* **DIRECTIVE**: Give the listing again exactly, omitting its images.
+ + + + +
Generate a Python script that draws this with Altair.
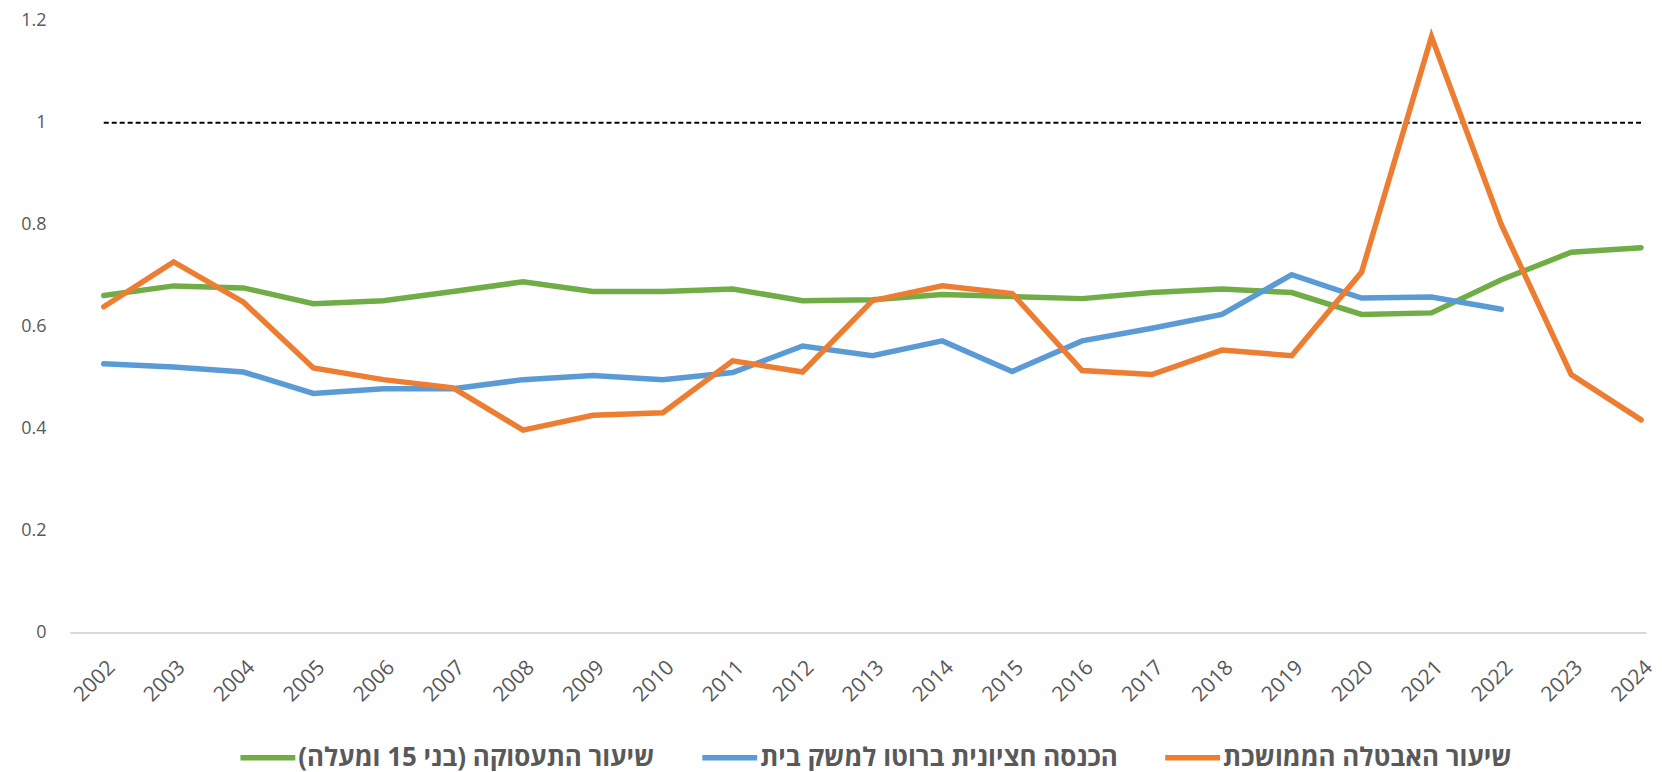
import altair as alt
import pandas as pd

years = list(range(2002, 2025))
income_years = list(range(2002, 2023))

series_names = [
    "שיעור התעסוקה (בני 15 ומעלה)",
    "הכנסה חציונית ברוטו למשק בית",
    "שיעור האבטלה הממושכת",
]
series_colors = ["#70AD47", "#5B9BD5", "#ED7D31"]

employment = [0.661, 0.680, 0.676, 0.645, 0.651, 0.669, 0.688, 0.669, 0.669, 0.674,
              0.651, 0.653, 0.663, 0.659, 0.655, 0.667, 0.674, 0.667, 0.624, 0.627,
              0.692, 0.746, 0.755]
income = [0.527, 0.521, 0.511, 0.469, 0.478, 0.478, 0.496, 0.504, 0.496, 0.510,
          0.562, 0.543, 0.572, 0.512, 0.572, 0.597, 0.624, 0.702, 0.656, 0.658,
          0.634]
unemployment = [0.639, 0.727, 0.648, 0.519, 0.496, 0.480, 0.397, 0.426, 0.431, 0.533,
                0.511, 0.651, 0.680, 0.665, 0.514, 0.506, 0.554, 0.543, 0.707, 1.169,
                0.800, 0.506, 0.417]

y_ticks = [0, 0.2, 0.4, 0.6, 0.8, 1.0, 1.2]
ref_level = 1.0

rows = []
for name, xs, vals in [
    (series_names[0], years, employment),
    (series_names[1], income_years, income),
    (series_names[2], years, unemployment),
]:
    for x, v in zip(xs, vals):
        rows.append({"year": x, "value": v, "series": name})
df = pd.DataFrame(rows)
ref_df = pd.DataFrame({"x": [years[0]], "x2": [years[-1]], "y": [ref_level]})

FONT = "Open Sans"
GRAY = "#595959"

x_scale = alt.Scale(domain=[2001.515, 2024.07], nice=False, zero=False)
y_scale = alt.Scale(domain=[0, 1.2], nice=False)

x_axis = alt.Axis(values=years, format="d", labelAngle=-45, labelFontSize=21,
                  labelColor=GRAY, labelFont=FONT, domainColor="#D9D9D9",
                  domainWidth=2, ticks=False, grid=False, labelPadding=24,
                  title=None, labelOverlap=False, labelFlush=False)
y_axis = alt.Axis(values=y_ticks, format=".1~f", domain=False, ticks=False,
                  grid=False, labelFontSize=18, labelColor=GRAY, labelFont=FONT,
                  labelPadding=24, title=None)

color_scale = alt.Scale(domain=series_names, range=series_colors)
legend = alt.Legend(
    title=None, orient="none", legendX=168, legendY=708, direction="horizontal",
    symbolType="stroke", symbolStrokeWidth=5.5, symbolSize=3025,
    labelFont=FONT, labelFontSize=26, labelFontWeight="bold", labelColor=GRAY,
    labelLimit=0, labelOffset=0, columnPadding=36,
    labelExpr="'\u200f' + datum.label + '\u200f'",
)

ref = alt.Chart(ref_df).mark_rule(color="black", strokeWidth=2, strokeDash=[5, 3]).encode(
    x=alt.X("x:Q", scale=x_scale, axis=x_axis),
    x2="x2:Q",
    y=alt.Y("y:Q", scale=y_scale, axis=y_axis),
)

layers = [ref]
for name in series_names:
    layers.append(
        alt.Chart(df[df.series == name]).mark_line(strokeWidth=5.5, strokeCap="round").encode(
            x=alt.X("year:Q", scale=x_scale, axis=x_axis),
            y=alt.Y("value:Q", scale=y_scale, axis=y_axis),
            color=alt.Color("series:N", scale=color_scale, legend=legend),
        )
    )

chart = alt.layer(*layers).properties(
    width=1580, height=613,
    autosize=alt.AutoSizeParams(type="none"),
    padding={"left": 62, "top": 12, "right": 8, "bottom": 138},
).configure_view(stroke=None)

chart.save("out.html", embed_options={"renderer": "svg", "actions": False})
+ + + + +
* **THE REPLY**:
Generate a Python script that draws this with Altair.
import altair as alt
import pandas as pd

years = list(range(2002, 2025))
income_years = list(range(2002, 2023))

series_names = [
    "שיעור התעסוקה (בני 15 ומעלה)",
    "הכנסה חציונית ברוטו למשק בית",
    "שיעור האבטלה הממושכת",
]
series_colors = ["#70AD47", "#5B9BD5", "#ED7D31"]

employment = [0.661, 0.680, 0.676, 0.645, 0.651, 0.669, 0.688, 0.669, 0.669, 0.674,
              0.651, 0.653, 0.663, 0.659, 0.655, 0.667, 0.674, 0.667, 0.624, 0.627,
              0.692, 0.746, 0.755]
income = [0.527, 0.521, 0.511, 0.469, 0.478, 0.478, 0.496, 0.504, 0.496, 0.510,
          0.562, 0.543, 0.572, 0.512, 0.572, 0.597, 0.624, 0.702, 0.656, 0.658,
          0.634]
unemployment = [0.639, 0.727, 0.648, 0.519, 0.496, 0.480, 0.397, 0.426, 0.431, 0.533,
                0.511, 0.651, 0.680, 0.665, 0.514, 0.506, 0.554, 0.543, 0.707, 1.169,
                0.800, 0.506, 0.417]

y_ticks = [0, 0.2, 0.4, 0.6, 0.8, 1.0, 1.2]
ref_level = 1.0

rows = []
for name, xs, vals in [
    (series_names[0], years, employment),
    (series_names[1], income_years, income),
    (series_names[2], years, unemployment),
]:
    for x, v in zip(xs, vals):
        rows.append({"year": x, "value": v, "series": name})
df = pd.DataFrame(rows)
ref_df = pd.DataFrame({"x": [years[0]], "x2": [years[-1]], "y": [ref_level]})

FONT = "Open Sans"
GRAY = "#595959"

x_scale = alt.Scale(domain=[2001.515, 2024.07], nice=False, zero=False)
y_scale = alt.Scale(domain=[0, 1.2], nice=False)

x_axis = alt.Axis(values=years, format="d", labelAngle=-45, labelFontSize=21,
                  labelColor=GRAY, labelFont=FONT, domainColor="#D9D9D9",
                  domainWidth=2, ticks=False, grid=False, labelPadding=24,
                  title=None, labelOverlap=False, labelFlush=False)
y_axis = alt.Axis(values=y_ticks, format=".1~f", domain=False, ticks=False,
                  grid=False, labelFontSize=18, labelColor=GRAY, labelFont=FONT,
                  labelPadding=24, title=None)

color_scale = alt.Scale(domain=series_names, range=series_colors)
legend = alt.Legend(
    title=None, orient="none", legendX=168, legendY=708, direction="horizontal",
    symbolType="stroke", symbolStrokeWidth=5.5, symbolSize=3025,
    labelFont=FONT, labelFontSize=26, labelFontWeight="bold", labelColor=GRAY,
    labelLimit=0, labelOffset=0, columnPadding=36,
    labelExpr="'\u200f' + datum.label + '\u200f'",
)

ref = alt.Chart(ref_df).mark_rule(color="black", strokeWidth=2, strokeDash=[5, 3]).encode(
    x=alt.X("x:Q", scale=x_scale, axis=x_axis),
    x2="x2:Q",
    y=alt.Y("y:Q", scale=y_scale, axis=y_axis),
)

layers = [ref]
for name in series_names:
    layers.append(
        alt.Chart(df[df.series == name]).mark_line(strokeWidth=5.5, strokeCap="round").encode(
            x=alt.X("year:Q", scale=x_scale, axis=x_axis),
            y=alt.Y("value:Q", scale=y_scale, axis=y_axis),
            color=alt.Color("series:N", scale=color_scale, legend=legend),
        )
    )

chart = alt.layer(*layers).properties(
    width=1580, height=613,
    autosize=alt.AutoSizeParams(type="none"),
    padding={"left": 62, "top": 12, "right": 8, "bottom": 138},
).configure_view(stroke=None)

chart.save("out.html", embed_options={"renderer": "svg", "actions": False})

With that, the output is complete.